Aim:
Once the pictures are set aside, transcribe the remaining data exactly.

Supplied data:
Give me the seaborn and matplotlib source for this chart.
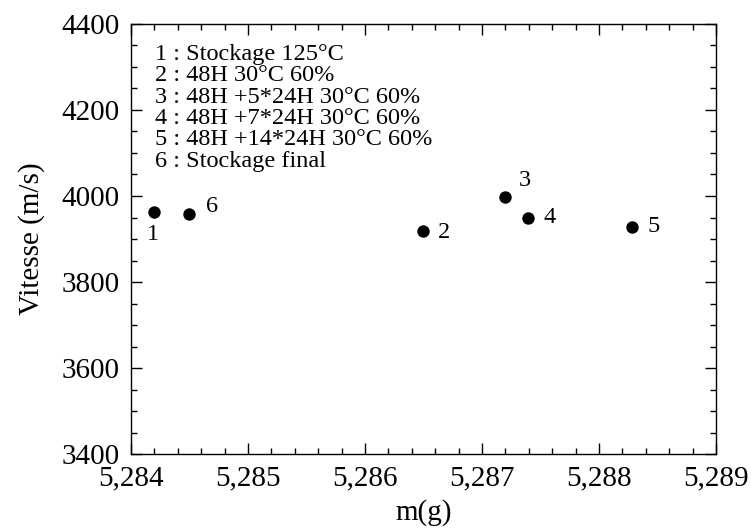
import matplotlib
matplotlib.use("Agg")
import matplotlib.pyplot as plt
from matplotlib.ticker import MultipleLocator, FuncFormatter
import seaborn as sns
import pandas as pd

# Measured samples: mass (g) and ultrasonic velocity (m/s)
masses = [5.28420, 5.28650, 5.28720, 5.28739, 5.28828, 5.28450]
velocities = [3963, 3919, 3997, 3950, 3928, 3957]
point_ids = ["1", "2", "3", "4", "5", "6"]

# Conditioning steps for each sample
legend_lines = [
    "1 : Stockage 125°C",
    "2 : 48H 30°C 60%",
    "3 : 48H +5*24H 30°C 60%",
    "4 : 48H +7*24H 30°C 60%",
    "5 : 48H +14*24H 30°C 60%",
    "6 : Stockage final",
]

x_ticks = [5.284, 5.285, 5.286, 5.287, 5.288, 5.289]
y_ticks = [3400, 3600, 3800, 4000, 4200, 4400]

# label offsets (points) for each sample number
label_offsets = [(-1, -16), (15, -1), (14, 12), (16, 0), (16, 0), (16, 6)]

sns.set_style("ticks")
plt.rcParams["font.family"] = ["Liberation Serif", "DejaVu Serif"]

df = pd.DataFrame({"m": masses, "v": velocities, "id": point_ids})

fig = plt.figure(figsize=(7.51, 5.32), dpi=100)
ax = fig.add_axes([0.1744, 0.1466, 0.779, 0.8083])

sns.scatterplot(data=df, x="m", y="v", ax=ax, color="black", s=80,
                edgecolor="black", linewidth=0, zorder=3, legend=False)

for xv, yv, lab, (dx, dy) in zip(masses, velocities, point_ids, label_offsets):
    ax.annotate(lab, (xv, yv), xytext=(dx, dy), textcoords="offset points",
                ha="center", va="center", fontsize=17.5, color="black")

for i, line in enumerate(legend_lines):
    ax.text(0.041, 0.916 - i * 0.0496, line, transform=ax.transAxes,
            ha="left", va="baseline", fontsize=17.5, color="black")

ax.set_xlim(x_ticks[0], x_ticks[-1])
ax.set_ylim(y_ticks[0], y_ticks[-1])
ax.set_xticks(x_ticks)
ax.set_yticks(y_ticks)
ax.xaxis.set_minor_locator(MultipleLocator(0.0002))
ax.yaxis.set_minor_locator(MultipleLocator(50))
ax.xaxis.set_major_formatter(FuncFormatter(lambda v, p: f"{v:.3f}".replace(".", ",")))

ax.tick_params(which="both", direction="in", top=True, right=True,
               color="black", width=1.0, labelsize=21, labelcolor="black")
ax.tick_params(which="major", length=8, pad=8)
ax.tick_params(which="minor", length=4)

for sp in ax.spines.values():
    sp.set_visible(True)
    sp.set_color("black")
    sp.set_linewidth(1.0)

ax.set_xlabel("m(g)", fontsize=21, color="black", labelpad=6)
ax.set_ylabel("Vitesse (m/s)", fontsize=21, color="black", labelpad=12)

fig.savefig("out.png", dpi=100, facecolor="white")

Worked answer:
Give me the seaborn and matplotlib source for this chart.
import matplotlib
matplotlib.use("Agg")
import matplotlib.pyplot as plt
from matplotlib.ticker import MultipleLocator, FuncFormatter
import seaborn as sns
import pandas as pd

# Measured samples: mass (g) and ultrasonic velocity (m/s)
masses = [5.28420, 5.28650, 5.28720, 5.28739, 5.28828, 5.28450]
velocities = [3963, 3919, 3997, 3950, 3928, 3957]
point_ids = ["1", "2", "3", "4", "5", "6"]

# Conditioning steps for each sample
legend_lines = [
    "1 : Stockage 125°C",
    "2 : 48H 30°C 60%",
    "3 : 48H +5*24H 30°C 60%",
    "4 : 48H +7*24H 30°C 60%",
    "5 : 48H +14*24H 30°C 60%",
    "6 : Stockage final",
]

x_ticks = [5.284, 5.285, 5.286, 5.287, 5.288, 5.289]
y_ticks = [3400, 3600, 3800, 4000, 4200, 4400]

# label offsets (points) for each sample number
label_offsets = [(-1, -16), (15, -1), (14, 12), (16, 0), (16, 0), (16, 6)]

sns.set_style("ticks")
plt.rcParams["font.family"] = ["Liberation Serif", "DejaVu Serif"]

df = pd.DataFrame({"m": masses, "v": velocities, "id": point_ids})

fig = plt.figure(figsize=(7.51, 5.32), dpi=100)
ax = fig.add_axes([0.1744, 0.1466, 0.779, 0.8083])

sns.scatterplot(data=df, x="m", y="v", ax=ax, color="black", s=80,
                edgecolor="black", linewidth=0, zorder=3, legend=False)

for xv, yv, lab, (dx, dy) in zip(masses, velocities, point_ids, label_offsets):
    ax.annotate(lab, (xv, yv), xytext=(dx, dy), textcoords="offset points",
                ha="center", va="center", fontsize=17.5, color="black")

for i, line in enumerate(legend_lines):
    ax.text(0.041, 0.916 - i * 0.0496, line, transform=ax.transAxes,
            ha="left", va="baseline", fontsize=17.5, color="black")

ax.set_xlim(x_ticks[0], x_ticks[-1])
ax.set_ylim(y_ticks[0], y_ticks[-1])
ax.set_xticks(x_ticks)
ax.set_yticks(y_ticks)
ax.xaxis.set_minor_locator(MultipleLocator(0.0002))
ax.yaxis.set_minor_locator(MultipleLocator(50))
ax.xaxis.set_major_formatter(FuncFormatter(lambda v, p: f"{v:.3f}".replace(".", ",")))

ax.tick_params(which="both", direction="in", top=True, right=True,
               color="black", width=1.0, labelsize=21, labelcolor="black")
ax.tick_params(which="major", length=8, pad=8)
ax.tick_params(which="minor", length=4)

for sp in ax.spines.values():
    sp.set_visible(True)
    sp.set_color("black")
    sp.set_linewidth(1.0)

ax.set_xlabel("m(g)", fontsize=21, color="black", labelpad=6)
ax.set_ylabel("Vitesse (m/s)", fontsize=21, color="black", labelpad=12)

fig.savefig("out.png", dpi=100, facecolor="white")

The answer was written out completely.